Interestingly, my testing here showed that the Readability library does in fact work the way I want it to for a blog home page with multiple sibling <article> elements: it displays them all in a suitable way, just the same as it does for a single blog post page. In fact the library is resilient and does a pretty good job at correctly guessing what it should show for a wide variety of the DOM structures that I'd like to see converted into a readable view. Yet in Firefox, a blog home page with multiple sibling <article> elements doesn't show the Reader View icon. That outcome must thus be driven by logic within the surrounding Firefox code that uses the Readability library, or possibly version differences between libraries. The places to start looking at that include toolkit/components/reader and browser/modules/ReaderParent.jsm, though bear in mind that the gecko-dev repository mirror is going to be somewhat ahead of the currently released version.

Firefox handles updates between components by passing around messages. Following the code for the Reader:UpdateReaderButton message that determines whether or not to show the Reader View icon in the toolbar leads to browser/base/content/tab-content.js:

    if (ReaderMode.isProbablyReaderable(content.document)) {
      sendAsyncMessage("Reader:UpdateReaderButton", { isArticle: true });
    } else if (forceNonArticle) {
      sendAsyncMessage("Reader:UpdateReaderButton", { isArticle: false });
    }

Then in browser/modules/ReaderParent.jsm:

      case "Reader:UpdateReaderButton": {
        let browser = message.target;
        if (message.data && message.data.isArticle !== undefined) {
          browser.isArticle = message.data.isArticle;
        }
        this.updateReaderButton(browser);
        break;
      }

Leaving out the impact of a few epicycles and configuration options, the Reader View icon is shown following this.updateReaderButton(browser) if browser.isArticle is true, and that is true if ReaderMode.isProbablyReaderable() returns true. My testing with the Node.js package Readability library shows that yes, isProbablyReaderable() does return true for the blog home page I care about, while in Firefox it clearly does not.

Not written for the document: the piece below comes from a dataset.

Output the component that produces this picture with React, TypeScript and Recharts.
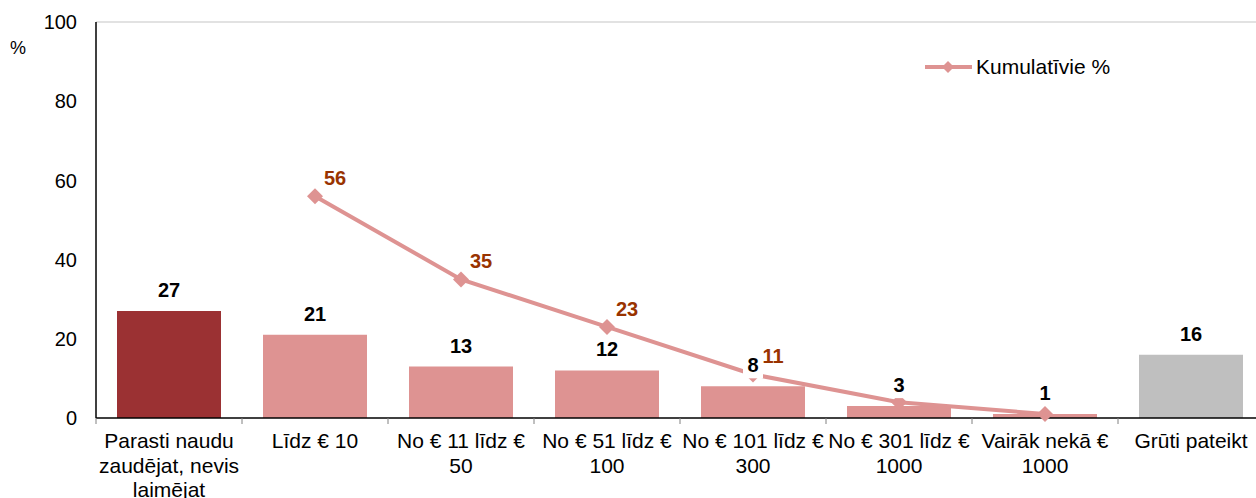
import { Bar, Cell, ComposedChart, LabelList, Line, ReferenceLine, XAxis, YAxis } from "recharts"

const categories = [
  "Parasti naudu\nzaudējat, nevis\nlaimējat",
  "Līdz € 10",
  "No € 11 līdz €\n50",
  "No € 51 līdz €\n100",
  "No € 101 līdz €\n300",
  "No € 301 līdz €\n1000",
  "Vairāk nekā €\n1000",
  "Grūti pateikt",
]
const barValues = [27, 21, 13, 12, 8, 3, 1, 16]
const cumulativeValues = [null, 56, 35, 23, 11, 4, 1, null]
const cumulativeLabels = [null, "56", "35", "23", "11", null, null, null]
const barColors = ["#9B3133", "#DE9392", "#DE9392", "#DE9392", "#DE9392", "#DE9392", "#DE9392", "#BFBFBF"]
const yTicks = [0, 20, 40, 60, 80, 100]

const data = categories.map((name, i) => ({
  name,
  value: barValues[i],
  cum: cumulativeValues[i],
  cumLabel: cumulativeLabels[i],
}))

const FONT = "'Liberation Sans', Arial, sans-serif"
const LINE_COLOR = "#DE9392"
const CHART_W = 1264
const PLOT_LEFT = 96
const BAND = (CHART_W - PLOT_LEFT) / categories.length

function CategoryTick(props: any) {
  const { x, y, payload, index } = props
  const lines = String(payload.value).split("\n")
  const axisY = y - 8
  return (
    <g>
      <line x1={x - BAND / 2} x2={x - BAND / 2} y1={axisY} y2={axisY + 6} stroke="#808080" />
      {index === categories.length - 1 && (
        <line x1={x + BAND / 2} x2={x + BAND / 2} y1={axisY} y2={axisY + 6} stroke="#808080" />
      )}
      <text textAnchor="middle" fontSize={21} fontFamily={FONT} fill="#000">
        {lines.map((l, i) => (
          <tspan key={i} x={x} y={axisY + 30 + i * 24.5}>
            {l}
          </tspan>
        ))}
      </text>
    </g>
  )
}

function Diamond(props: any) {
  const { cx, cy, value } = props
  if (value == null || cx == null || cy == null) return <g />
  const r = 8
  return <polygon points={`${cx},${cy - r} ${cx + r},${cy} ${cx},${cy + r} ${cx - r},${cy}`} fill={LINE_COLOR} />
}

function CumLabel(props: any) {
  const { x, y, value } = props
  if (value == null) return <g />
  return (
    <text x={x + 20} y={y - 11} textAnchor="middle" fontSize={20} fontWeight="bold" fontFamily={FONT} fill="#993300">
      {value}
    </text>
  )
}

function BarLabel(props: any) {
  const { x, y, value } = props
  if (value == null) return <g />
  const w = String(value).length * 12 + 8
  return (
    <g>
      <rect x={x - w / 2} y={y - 33} width={w} height={25} fill="#fff" />
      <text x={x} y={y - 14} textAnchor="middle" fontSize={20} fontWeight="bold" fontFamily={FONT} fill="#000">
        {value}
      </text>
    </g>
  )
}

export default function App() {
  return (
    <div style={{ position: "absolute", left: 0, top: 0, width: 1256, height: 498, overflow: "hidden", background: "#fff" }}>
      <ComposedChart width={CHART_W} height={498} data={data} margin={{ top: 22, right: 0, left: 0, bottom: 0 }}>
        <ReferenceLine y={100} stroke="#D9D9D9" strokeWidth={1.5} />
        <XAxis
          dataKey="name"
          interval={0}
          height={80}
          axisLine={{ stroke: "#000", strokeWidth: 1.5 }}
          tickLine={false}
          tick={<CategoryTick />}
        />
        <YAxis
          width={PLOT_LEFT}
          domain={[0, 100]}
          ticks={yTicks}
          axisLine={{ stroke: "#000", strokeWidth: 1.5 }}
          tickLine={false}
          tickMargin={13}
          tick={{ fontSize: 20, fontFamily: FONT, fill: "#000" }}
          label={{
            content: () => (
              <text x={18} y={54} textAnchor="middle" fontSize={18} fontFamily={FONT} fill="#000">
                %
              </text>
            ),
          }}
        />
        <Bar dataKey="value" barSize={104} isAnimationActive={false} legendType="none">
          {data.map((_, i) => (
            <Cell key={i} fill={barColors[i]} />
          ))}
        </Bar>
        <Line
          dataKey="cum"
          stroke={LINE_COLOR}
          strokeWidth={4}
          dot={<Diamond />}
          activeDot={false}
          isAnimationActive={false}
          connectNulls={false}
        >
          <LabelList dataKey="cumLabel" content={<CumLabel />} />
        </Line>
        <Line dataKey="value" stroke="none" dot={false} activeDot={false} isAnimationActive={false} legendType="none">
          <LabelList dataKey="value" content={<BarLabel />} />
        </Line>
      </ComposedChart>
      <svg width={200} height={30} style={{ position: "absolute", left: 925, top: 55 }}>
        <line x1={0} x2={47} y1={12} y2={12} stroke={LINE_COLOR} strokeWidth={4} />
        <polygon points="23,6 29,12 23,18 17,12" fill={LINE_COLOR} />
        <text x={51} y={19} fontSize={21} fontFamily={FONT} fill="#000">
          Kumulatīvie %
        </text>
      </svg>
    </div>
  )
}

Next I compared the libraries from readability-node and gecko-dev, at the master branches of both. They are the same. I am working with the released Firefox 50.0.2 rather than the master branch, however. That is a recently release, only a few days old at the time of writing, but it won't be the latest master branch code. Indeed, if I then compare the versions at master branch gecko-dev and release branch gecko-dev, there are substantial differences. It is an earlier version, and one that doesn't do anywhere near as well with pages that contain multiple full text sibling articles.

In Summary, I Should Do Nothing and Wait

Given all of this, it is clear that all I need to do is wait. The master branch works for my use case, and that will percolate through the Mozilla release process over the next few months. To the extent that Safari and the Chrome plugins are all using the same library, and it seems very likely that this is the case based upon the great similarity of their behavior, they also will start to work as their release cycles catch up. If I'd put off this investigation for another few months, I'd wouldn't have needed to spend any time on it at all. There is a certain value in putting off low-priority tasks when working in an ecosystem characterized by a high rate of change; there is a fair chance that they will become irrelevant one way or another. Still, I think my point about greater developer control over Reader View stands; if you have to inspect the code to figure out how exactly it works, it will remain fairly obscure to most developers. A switch to force it on or off, or to target it to specific elements on the page would be very helpful.